Gelb resorts to the oldest, most tired argument in the “pro-Israel” arsenal: the double standard used against Israel. Of course, it would be ideal if Turkey were as outraged by the sinking of the Cheonan as it is about this, but we all know things don’t work that way. The Mavi Marmara was a Turkish-flagged ship, everyone knows the AKP government has taken a strong interest in Gaza and that it has some sympathy for Hamas, and Israel is supposedly Turkey’s ally. That makes this raid more politically significant for obvious reasons. It is simply present-day reality that most governments have or pretend to have more interest in the conflict in Israel and Palestine than they have in other conflicts. For that matter, North Korea’s provocative and outrageous actions are what we have come to expect from the dictatorship there. Does Gelb really want to start having Israel judged by the same standard applied to North Korea?

The North Korean sinking of the Cheonan was also outrageous and inexcusable, but there are few things that can be done in response that would not disastrously escalate the conflict. When confronted with such an aggressive outrage, it is understandable to wish to respond in kind, but one has to consider the consequences of retaliation. The attack on the Indian Parliament in 2001 and the Mumbai attacks provided India with more than enough justification to take military action against those responsible inside Pakistan, but it wisely and admirably chose restraint instead of the path of escalation that Israel seems intent on choosing repeatedly.

Indulging in outrage when there is nothing one can do and the state responsible will not respond to any penalty imposed is fairly useless.
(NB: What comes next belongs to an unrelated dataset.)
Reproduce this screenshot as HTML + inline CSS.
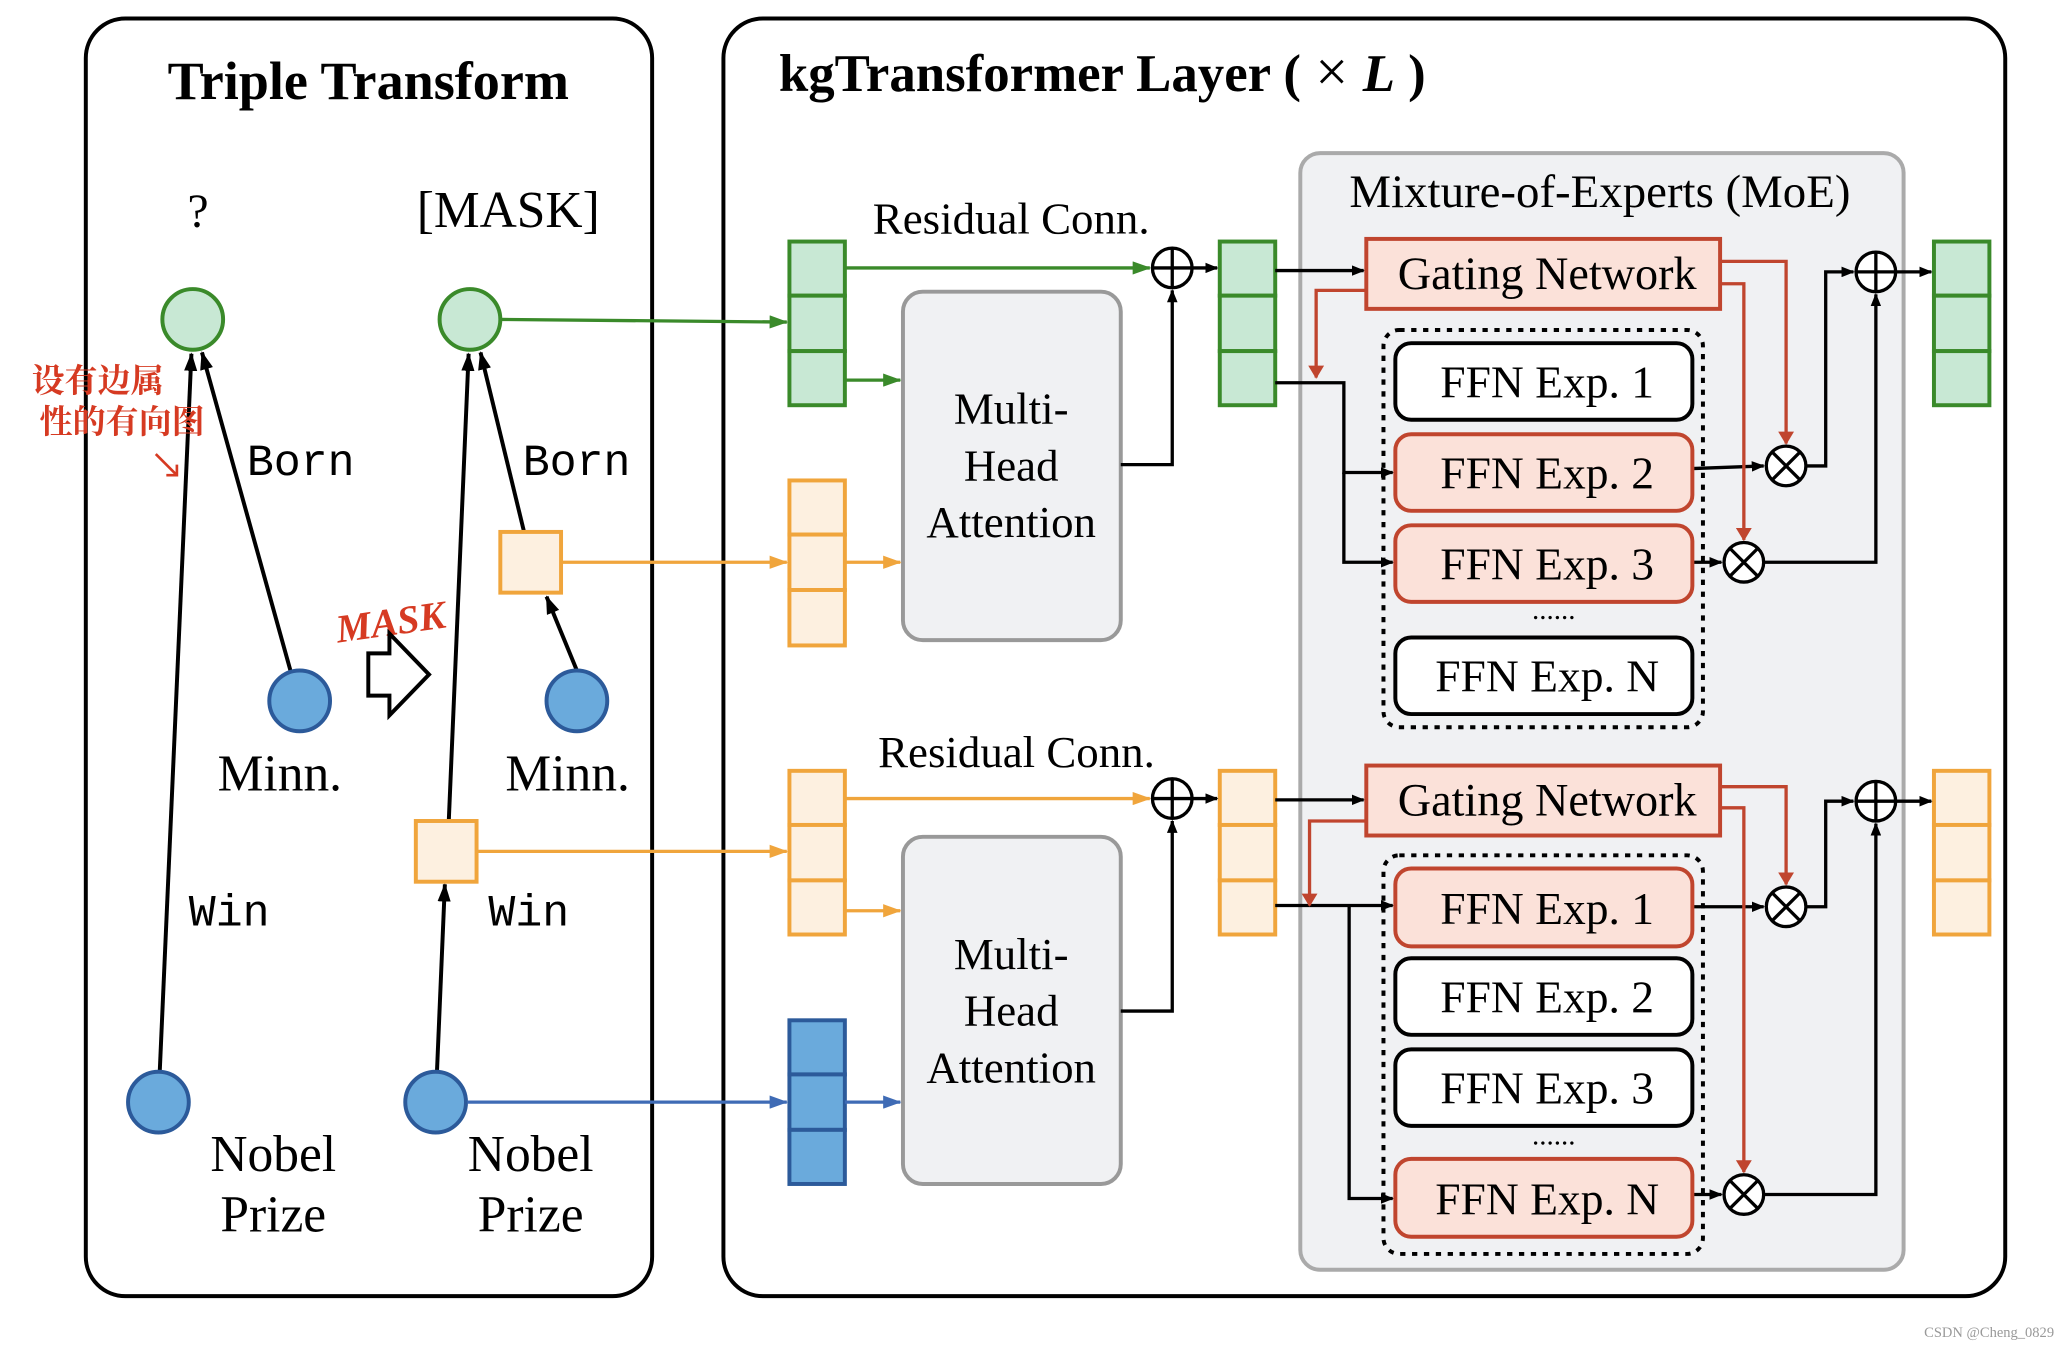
<!DOCTYPE html>
<html><head><meta charset="utf-8"><style>
html,body{margin:0;padding:0;background:#fff;}
svg{display:block;}
text{font-family:"Liberation Serif","Noto Serif CJK SC",serif;}
.m{font-family:"Liberation Mono",monospace;}
</style></head><body>
<svg width="2062" height="1345" viewBox="0 0 1562 1019" preserveAspectRatio="none" xmlns="http://www.w3.org/2000/svg">
<defs>
<marker id="ak" markerWidth="10" markerHeight="8" refX="9" refY="4" orient="auto" markerUnits="userSpaceOnUse"><path d="M0,0 L10,4 L0,8 z" fill="#000"/></marker>
<marker id="ag" markerWidth="14" markerHeight="10" refX="13" refY="5" orient="auto" markerUnits="userSpaceOnUse"><path d="M0,0 L14,5 L0,10 z" fill="#3a8a2a"/></marker>
<marker id="ao" markerWidth="14" markerHeight="10" refX="13" refY="5" orient="auto" markerUnits="userSpaceOnUse"><path d="M0,0 L14,5 L0,10 z" fill="#f0a53c"/></marker>
<marker id="ab" markerWidth="14" markerHeight="10" refX="13" refY="5" orient="auto" markerUnits="userSpaceOnUse"><path d="M0,0 L14,5 L0,10 z" fill="#3f6bb5"/></marker>
<marker id="ar" markerWidth="10" markerHeight="12" refX="9" refY="6" orient="auto" markerUnits="userSpaceOnUse"><path d="M0,0 L10,6 L0,12 z" fill="#c0452e"/></marker>
<marker id="ak2" markerWidth="14" markerHeight="10" refX="13" refY="5" orient="auto" markerUnits="userSpaceOnUse"><path d="M0,0 L14,5 L0,10 z" fill="#000"/></marker>
</defs>
<rect width="1562" height="1019" fill="#fff"/>
<rect x="65" y="14" width="429" height="968" rx="30" fill="none" stroke="#000" stroke-width="3"/>
<text x="279" y="75" font-size="41" font-weight="bold" text-anchor="middle">Triple Transform</text>
<text x="150" y="172" font-size="36" text-anchor="middle">?</text>
<text x="385" y="172" font-size="39" text-anchor="middle">[MASK]</text>
<g stroke="#000" stroke-width="3" fill="none" marker-end="url(#ak2)">
<line x1="121" y1="812" x2="145" y2="268"/>
<line x1="220" y1="508" x2="153" y2="267"/>
<line x1="340" y1="621" x2="355" y2="268"/>
<line x1="397" y1="403" x2="364" y2="267"/>
<line x1="437" y1="508" x2="414" y2="452"/>
<line x1="331" y1="812" x2="337" y2="670"/>
</g>
<circle cx="146" cy="242" r="23" fill="#c8e8d4" stroke="#3a8a2a" stroke-width="3"/>
<circle cx="356" cy="242" r="23" fill="#c8e8d4" stroke="#3a8a2a" stroke-width="3"/>
<g fill="#6aaadc" stroke="#2c5a9a" stroke-width="3">
<circle cx="227" cy="531" r="23"/><circle cx="437" cy="531" r="23"/>
<circle cx="120" cy="835" r="23"/><circle cx="330" cy="835" r="23"/>
</g>
<rect x="379" y="403" width="46" height="46" fill="#fdf0e0" stroke="#f0a53c" stroke-width="3"/>
<rect x="315" y="622" width="46" height="46" fill="#fdf0e0" stroke="#f0a53c" stroke-width="3"/>
<text class="m" x="187" y="360" font-size="34">Born</text>
<text class="m" x="396" y="360" font-size="34">Born</text>
<text class="m" x="143" y="701" font-size="34">Win</text>
<text class="m" x="370" y="701" font-size="34">Win</text>
<text x="212" y="599" font-size="39" text-anchor="middle">Minn.</text>
<text x="430" y="599" font-size="39" text-anchor="middle">Minn.</text>
<text x="207" y="887" font-size="39" text-anchor="middle">Nobel</text>
<text x="207" y="933" font-size="39" text-anchor="middle">Prize</text>
<text x="402" y="887" font-size="39" text-anchor="middle">Nobel</text>
<text x="402" y="933" font-size="39" text-anchor="middle">Prize</text>
<text x="254" y="482" font-size="30" font-weight="bold" fill="#d63a22" font-family="Liberation Sans,sans-serif" font-style="italic" transform="rotate(-8 290 470)">MASK</text>
<path d="M279,495 L295,495 L295,480 L325,511 L295,542 L295,527 L279,527 z" fill="#fff" stroke="#000" stroke-width="3"/>
<text x="24" y="297" font-size="25" font-weight="bold" fill="#d63a22" font-family="Noto Sans CJK SC,sans-serif">设有边属</text>
<text x="30" y="328" font-size="25" font-weight="bold" fill="#d63a22" font-family="Noto Sans CJK SC,sans-serif">性的有向图</text>
<path d="M118,344 L134,360 M126,360 L134,360 L134,352" stroke="#d63a22" stroke-width="2" fill="none"/>

<rect x="548" y="14" width="971" height="968" rx="30" fill="none" stroke="#000" stroke-width="3"/>
<text x="590" y="69" font-size="40" font-weight="bold">kgTransformer Layer (<tspan font-weight="normal" font-size="44"> × </tspan><tspan font-style="italic">L</tspan> )</text>
<rect x="985" y="116" width="457" height="846" rx="15" fill="#f0f1f3" stroke="#aaa" stroke-width="3"/>
<text x="1212" y="157" font-size="35.5" text-anchor="middle">Mixture-of-Experts (MoE)</text>

<g stroke-width="3">
<g fill="#c8e8d4" stroke="#3a8a2a">
<rect x="598" y="183" width="42" height="41"/><rect x="598" y="224" width="42" height="42"/><rect x="598" y="266" width="42" height="41"/>
<rect x="924" y="183" width="42" height="41"/><rect x="924" y="224" width="42" height="42"/><rect x="924" y="266" width="42" height="41"/>
<rect x="1465" y="183" width="42" height="41"/><rect x="1465" y="224" width="42" height="42"/><rect x="1465" y="266" width="42" height="41"/>
</g>
<g fill="#fdf0e0" stroke="#f0a53c">
<rect x="598" y="364" width="42" height="41"/><rect x="598" y="405" width="42" height="42"/><rect x="598" y="447" width="42" height="42"/>
<rect x="598" y="584" width="42" height="41"/><rect x="598" y="625" width="42" height="42"/><rect x="598" y="667" width="42" height="41"/>
<rect x="924" y="584" width="42" height="41"/><rect x="924" y="625" width="42" height="42"/><rect x="924" y="667" width="42" height="41"/>
<rect x="1465" y="584" width="42" height="41"/><rect x="1465" y="625" width="42" height="42"/><rect x="1465" y="667" width="42" height="41"/>
</g>
<g fill="#6aaadc" stroke="#2c5a9a">
<rect x="598" y="773" width="42" height="41"/><rect x="598" y="814" width="42" height="42"/><rect x="598" y="856" width="42" height="41"/>
</g>
</g>

<rect x="684" y="221" width="165" height="264" rx="15" fill="#f0f1f3" stroke="#999" stroke-width="3"/>
<rect x="684" y="634" width="165" height="263" rx="15" fill="#f0f1f3" stroke="#999" stroke-width="3"/>
<g font-size="34" text-anchor="middle">
<text x="766" y="321">Multi-</text><text x="766" y="364">Head</text><text x="766" y="407">Attention</text>
<text x="766" y="734">Multi-</text><text x="766" y="777">Head</text><text x="766" y="820">Attention</text>
<text x="766" y="177">Residual Conn.</text><text x="770" y="581">Residual Conn.</text>
</g>

<g stroke-width="2.5" fill="none">
<line x1="380" y1="242" x2="596" y2="244" stroke="#3a8a2a" marker-end="url(#ag)"/>
<line x1="640" y1="203" x2="871" y2="203" stroke="#3a8a2a" marker-end="url(#ag)"/>
<line x1="640" y1="288" x2="682" y2="288" stroke="#3a8a2a" marker-end="url(#ag)"/>
<line x1="425" y1="426" x2="596" y2="426" stroke="#f0a53c" marker-end="url(#ao)"/>
<line x1="640" y1="426" x2="682" y2="426" stroke="#f0a53c" marker-end="url(#ao)"/>
<line x1="361" y1="645" x2="596" y2="645" stroke="#f0a53c" marker-end="url(#ao)"/>
<line x1="640" y1="605" x2="871" y2="605" stroke="#f0a53c" marker-end="url(#ao)"/>
<line x1="640" y1="690" x2="682" y2="690" stroke="#f0a53c" marker-end="url(#ao)"/>
<line x1="354" y1="835" x2="596" y2="835" stroke="#3f6bb5" marker-end="url(#ab)"/>
<line x1="640" y1="835" x2="682" y2="835" stroke="#3f6bb5" marker-end="url(#ab)"/>
</g>

<g stroke="#000" stroke-width="2.5" fill="none" marker-end="url(#ak)">
<polyline points="849,352 888,352 888,220"/>
<line x1="903" y1="203" x2="922" y2="203"/>
<polyline points="849,766 888,766 888,622"/>
<line x1="903" y1="605" x2="922" y2="605"/>
<line x1="966" y1="205" x2="1033" y2="205"/>
<polyline points="966,290 1018,290 1018,358 1055,358"/>
<polyline points="1018,358 1018,426 1055,426"/>
<line x1="1282" y1="355" x2="1336" y2="353"/>
<line x1="1282" y1="426" x2="1304" y2="426"/>
<polyline points="1368,353 1383,353 1383,206 1404,206"/>
<polyline points="1336,426 1421,426 1421,223"/>
<line x1="1436" y1="206" x2="1463" y2="206"/>
<line x1="966" y1="606" x2="1033" y2="606"/>
<line x1="966" y1="686" x2="1055" y2="686"/>
<polyline points="1022,686 1022,908 1055,908"/>
<line x1="1282" y1="687" x2="1336" y2="687"/>
<line x1="1282" y1="905" x2="1304" y2="905"/>
<polyline points="1368,687 1383,687 1383,607 1404,607"/>
<polyline points="1336,905 1421,905 1421,624"/>
<line x1="1436" y1="607" x2="1463" y2="607"/>
</g>

<g fill="#fbe1d9" stroke="#c0452e" stroke-width="3">
<rect x="1035" y="181" width="268" height="53"/>
<rect x="1035" y="580" width="268" height="53"/>
</g>
<g font-size="35" text-anchor="middle">
<text x="1172" y="219">Gating Network</text>
<text x="1172" y="618">Gating Network</text>
</g>
<g stroke="#c0452e" stroke-width="2.5" fill="none" marker-end="url(#ar)">
<polyline points="1035,220 997,220 997,286"/>
<polyline points="1303,198 1353,198 1353,336"/>
<polyline points="1303,215 1321,215 1321,409"/>
<polyline points="1035,622 992,622 992,686"/>
<polyline points="1303,596 1353,596 1353,670"/>
<polyline points="1303,612 1321,612 1321,888"/>
</g>

<rect x="1048" y="250" width="242" height="301" rx="12" fill="none" stroke="#000" stroke-width="3" stroke-dasharray="4,5"/>
<rect x="1048" y="648" width="242" height="302" rx="12" fill="none" stroke="#000" stroke-width="3" stroke-dasharray="4,5"/>
<g stroke-width="3">
<rect x="1057" y="260" width="225" height="58" rx="12" fill="#fff" stroke="#000"/>
<rect x="1057" y="329" width="225" height="58" rx="12" fill="#fbe1d9" stroke="#c0452e"/>
<rect x="1057" y="398" width="225" height="58" rx="12" fill="#fbe1d9" stroke="#c0452e"/>
<rect x="1057" y="483" width="225" height="58" rx="12" fill="#fff" stroke="#000"/>
<rect x="1057" y="658" width="225" height="59" rx="12" fill="#fbe1d9" stroke="#c0452e"/>
<rect x="1057" y="726" width="225" height="58" rx="12" fill="#fff" stroke="#000"/>
<rect x="1057" y="795" width="225" height="58" rx="12" fill="#fff" stroke="#000"/>
<rect x="1057" y="878" width="225" height="59" rx="12" fill="#fbe1d9" stroke="#c0452e"/>
</g>
<g font-size="34.5" text-anchor="middle">
<text x="1172" y="301">FFN Exp. 1</text>
<text x="1172" y="370">FFN Exp. 2</text>
<text x="1172" y="439">FFN Exp. 3</text>
<text x="1172" y="524">FFN Exp. N</text>
<text x="1172" y="700">FFN Exp. 1</text>
<text x="1172" y="767">FFN Exp. 2</text>
<text x="1172" y="836">FFN Exp. 3</text>
<text x="1172" y="920">FFN Exp. N</text>
<text x="1177" y="469" font-size="22">......</text>
<text x="1177" y="867" font-size="22">......</text>
</g>

<g stroke="#000" stroke-width="2.5" fill="#fff">
<circle cx="888" cy="203" r="15"/><circle cx="888" cy="605" r="15"/>
<circle cx="1421" cy="206" r="15"/><circle cx="1421" cy="607" r="15"/>
<circle cx="1353" cy="353" r="15"/><circle cx="1321" cy="426" r="15"/>
<circle cx="1353" cy="687" r="15"/><circle cx="1321" cy="905" r="15"/>
</g>
<g stroke="#000" stroke-width="2.5">
<path d="M873,203 h30 M888,188 v30 M873,605 h30 M888,590 v30 M1406,206 h30 M1421,191 v30 M1406,607 h30 M1421,592 v30"/>
<path d="M1342,342 l22,22 M1364,342 l-22,22 M1310,415 l22,22 M1332,415 l-22,22 M1342,676 l22,22 M1364,676 l-22,22 M1310,894 l22,22 M1332,894 l-22,22"/>
</g>

<text x="1556" y="1013" font-size="11" fill="#999" text-anchor="end" font-family="Liberation Sans,sans-serif">CSDN @Cheng_0829</text>
</svg>
</body></html>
The outraged reaction to Israel’s raid suggests that most governments still regard Israel as a more or less responsible power that will attempt to correct its mistakes, or else many of them probably wouldn’t waste their energy complaining. Regardless, Gelb should regard the outrage as a good sign. It means that most governments around the world have not resigned themselves to thinking of Israel as nothing more than a dangerous pariah. It will be a far worse day for Israel when the reaction to the next blunder is the sigh of resignation, “Well, really, what can you expect?”

Perhaps most galling about the overall defense of the raid is the constant invocation of self-defense. Everything Israel does is always done in self-defense, no matter how excessive, disproportionate, unnecessary, wrong or aggressive it is. When everything becomes a matter of self-defense and the proper distinctions between actual legtimate self-defense and reckless excesses are erased, pretty soon most of the rest of the world won’t pay any attention to Israeli claims of self-defense even when they are legitimate. There was not much of a reservoir of goodwill for Israel in the world after the war in Lebanon, but successive Israeli governments have done everything they can to exhaust what little remains in that reservoir. We are not watching Israel defend itself. We are watching Israel slowly destroy itself.